Corneal nerve fiber assessment has potential to monitor peripheral neuropathy induced by HIV

Corneal nerve fiber assessment has great potential as a tool to diagnose and monitor peripheral neuropathy induced by HIV, say scientists at the Johns Hopkins University School of Medicine. The results of their study are published in The American Journal of Pathology.

Although corneal nerve assessments have shown increasingly valuable as a replacement for epidermal nerve fiber evaluation in diabetic peripheral neuropathy, the evaluation of corneal alterations in tracking HIV-induced neuropathy has yet to be explored.

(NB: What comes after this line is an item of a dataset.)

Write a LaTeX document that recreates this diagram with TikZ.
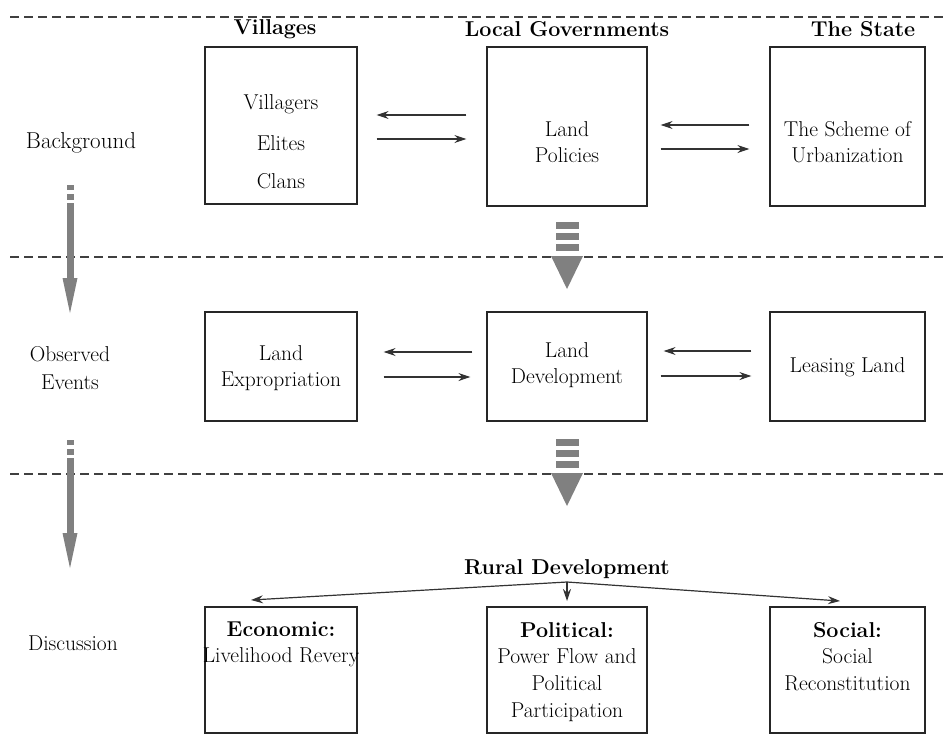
\documentclass[tikz,border=0pt]{standalone}
\usepackage{fontspec}
\usetikzlibrary{calc,arrows.meta}
\begin{document}
\begin{tikzpicture}[x=1pt,y=-1pt,
  box/.style={draw=black!85,line width=1.15pt,inner sep=0pt,fill=white},
  txt/.style={font=\fontsize{21.5}{25}\selectfont,inner sep=0pt,align=center},
  head/.style={font=\bfseries\fontsize{21.5}{25}\selectfont,inner sep=0pt},
  arr/.style={draw=black!80,line width=1.1pt,-{Stealth[length=12pt,width=8pt,inset=4pt]}},
  sep/.style={draw=black!75,line width=1.4pt,dash pattern=on 9pt off 5pt},
  blk/.style={fill=black!50,draw=none}]
\useasboundingbox (0,0) rectangle (944,753);
% dashed separators
\coordinate (d1a) at (10,17);  \coordinate (d1b) at (944,17);
\coordinate (d2a) at (10,257); \coordinate (d2b) at (944,257);
\coordinate (d3a) at (10,474); \coordinate (d3b) at (944,474);
\draw[sep] (d1a) -- (d1b);
\draw[sep] (d2a) -- (d2b);
\draw[sep] (d3a) -- (d3b);
% headings
\node[head] (hv) at (275,29) {Villages};
\node[head] (hl) at (567,29) {Local Governments};
\node[head] (hs) at (863,29) {The State};
% row labels
\node[txt,font=\fontsize{23}{27}\selectfont] (lb) at (81,143) {Background};
\node[txt] (lo) at (70,368) {Observed\\[3pt]Events};
\node[txt] (ld) at (73,643) {Discussion};
% row 1 boxes
\node[box,minimum width=152pt,minimum height=157pt] (v1) at (281,125.5) {};
\node[box,minimum width=160pt,minimum height=159pt] (l1) at (567,126.5) {};
\node[box,minimum width=155pt,minimum height=159pt] (s1) at (847.5,126.5) {};
\node[txt] (t11) at (281,104) {Villagers};
\node[txt] (t12) at (281,143) {Elites};
\node[txt] (t13) at (281,181) {Clans};
\node[txt] (t2) at (567,142) {Land\\[1pt]Policies};
\node[txt] (t3) at (847.5,142) {The Scheme of\\[1pt]Urbanization};
% row 1 arrows
\draw[arr] ($(l1.west)+(-20,-11.5)$) -- ($(v1.east)+(19,-10.5)$);
\draw[arr] ($(v1.east)+(19,13.5)$) -- ($(l1.west)+(-20,12.5)$);
\draw[arr] ($(s1.west)+(-20,-1.5)$) -- ($(l1.east)+(13,-1.5)$);
\draw[arr] ($(l1.east)+(13,22.5)$) -- ($(s1.west)+(-20,22.5)$);
% row 2 boxes
\node[box,minimum width=152pt,minimum height=109pt] (v2) at (281,366.5) {};
\node[box,minimum width=160pt,minimum height=109pt] (l2) at (567,366.5) {};
\node[box,minimum width=155pt,minimum height=109pt] (s2) at (847.5,366.5) {};
\node[txt] (u1) at (281,368) {Land\\[1pt]Expropriation};
\node[txt] (u2) at (567,365) {Land\\[1pt]Development};
\node[txt] (u3) at (847.5,367) {Leasing Land};
% row 2 arrows
\draw[arr] ($(l2.west)+(-14,-14.5)$) -- ($(v2.east)+(26,-14.5)$);
\draw[arr] ($(v2.east)+(26,10.5)$) -- ($(l2.west)+(-16,10.5)$);
\draw[arr] ($(s2.west)+(-18,-15.5)$) -- ($(l2.east)+(16,-15.5)$);
\draw[arr] ($(l2.east)+(13,9.5)$) -- ($(s2.west)+(-18,9.5)$);
% rural development
\node[head] (rd) at (567,569) {Rural Development};
\node[box,minimum width=152pt,minimum height=126pt] (e3) at (281,670) {};
\node[box,minimum width=160pt,minimum height=126pt] (p3) at (567,670) {};
\node[box,minimum width=155pt,minimum height=126pt] (s3) at (847.5,670) {};
\node[txt,anchor=north] (w1) at (281,622) {\textbf{Economic:}\\[1pt]Livelihood Revery};
\node[txt,anchor=north] (w2) at (567,622) {\textbf{Political:}\\[1pt]Power Flow and\\[2pt]Political\\[2pt]Participation};
\node[txt,anchor=north] (w3) at (847.5,622) {\textbf{Social:}\\[1pt]Social\\[2pt]Reconstitution};
\coordinate (ro) at (567,582);
\coordinate (ea) at (251,600);
\coordinate (pa) at (567,601);
\coordinate (sa) at (840,601);
\draw[arr,line width=1.2pt] (ro) -- (ea);
\draw[arr,line width=1.2pt] (ro) -- (pa);
\draw[arr,line width=1.2pt] (ro) -- (sa);
% gray block arrows (left)
\fill[blk] (66.5,185) rectangle (73.5,190);
\fill[blk] (66.5,194) rectangle (73.5,200);
\fill[blk] (66.5,203) rectangle (73.5,279);
\fill[blk] (62.5,278) -- (77.5,278) -- (70,313) -- cycle;
\fill[blk] (66.5,440) rectangle (73.5,445);
\fill[blk] (66.5,449) rectangle (73.5,455);
\fill[blk] (66.5,458) rectangle (73.5,534);
\fill[blk] (62.5,533) -- (77.5,533) -- (70,568) -- cycle;
% gray block arrows (middle)
\fill[blk] (555.5,222) rectangle (578.5,229);
\fill[blk] (555.5,233) rectangle (578.5,240);
\fill[blk] (555.5,244) rectangle (578.5,251);
\fill[blk] (551,256) -- (583,256) -- (567,289) -- cycle;
\fill[blk] (555.5,439) rectangle (578.5,446);
\fill[blk] (555.5,450) rectangle (578.5,457);
\fill[blk] (555.5,461) rectangle (578.5,468);
\fill[blk] (551,473) -- (583,473) -- (567,506) -- cycle;
\end{tikzpicture}
\end{document}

"The cornea is the most densely innervated tissue in the body, so corneal nerve assessment is extremely sensitive for detecting small sensory nerve fiber damage as compared to other tests including measurement of intra-epidermal nerve fibers in the skin," notes lead investigator Joseph L. Mankowski, DVM, PhD, who is Professor of Molecular and Comparative Pathobiology, Pathology, and Neurology at the Johns Hopkins University School of Medicine, Baltimore, MD.

Although not life threatening, HIV-induced peripheral neuropathy greatly compromises patient quality of life. Currently, skin biopsy is the accepted standard for measuring the loss of small, unmyelinated C fibers in the epidermis, one of the earliest detectable signs of peripheral nerve damage. However, skin biopsy is an invasive procedure, and ongoing assessment requires repeated surgical procedures. Electrophysiological testing to measure peripheral nerve conduction properties is not a viable alternative because current methods lack the sensitivity required to detect damage to small, unmyelinated fibers, especially in early stages of disease. Therefore, new sensitive, noninvasive methods of assessing small fiber nerve damage are urgently needed to detect and monitor peripheral neuropathy in HIV-infected individuals.

To study the pathogenesis of HIV-induced PNS disease, Jamie Dorsey, Research Technologist, and the research team led by Dr. Mankowski developed a simian immunodeficiency virus (SIV)-infected macaque model that closely reflects key peripheral nervous system (PNS) alterations seen in HIV patients with peripheral neuropathy. They sought to determine whether SIV infection leads to decreases in corneal nerve fiber density, and whether corneal nerve fiber density correlates with epidermal nerve fiber length counts, thereby setting the stage for follow-up investigation using corneal confocal microscopy.

"Moving to non-invasive and repeatable methods of nerve fiber measurements such as in vivo corneal confocal microscopy would enhance study of peripheral neuropathy by enabling early detection of damage, progression of nerve fiber deterioration, and enable assessment of therapeutic strategies in the SIV/macaque model," explains Dr. Mankowski. "Furthermore, adapting in vivo corneal confocal microscopy for use in tracking HIV-induced PNS damage in patients may be of great value to identify early PNS damage independent of performing skin biopsies."

To determine whether SIV infection leads to corneal nerve fiber loss, the researchers immunostained corneas for the nerve fiber marker βIII tubulin. They developed and applied both manual and automated methods developed by Jonathan Oakley, PhD, of Voxeleron to measure nerves in the corneal sub-basal plexus. These counting methods independently demonstrated significantly lower sub-basal corneal nerve fiber density among SIV-infected animals that rapidly progressed to AIDS as compared to slow progressors. Corneal nerve fiber density was also directly correlated with epidermal nerve fiber length.

Besides decreased corneal nerve fiber density, rapid SIV progressors had increased levels of SIV RNA, CD68-positive macrophages, and GFAP expression by glial satellite cells in the trigeminal ganglia, the location of the neuronal cell bodies of corneal sensory nerve fibers.

Together, these findings demonstrate that emerging noninvasive techniques to measure corneal nerve fiber alterations such as in vivo corneal confocal microscopy may be useful clinical tools to screen for and monitor progression of peripheral neuropathy in HIV-infected patients.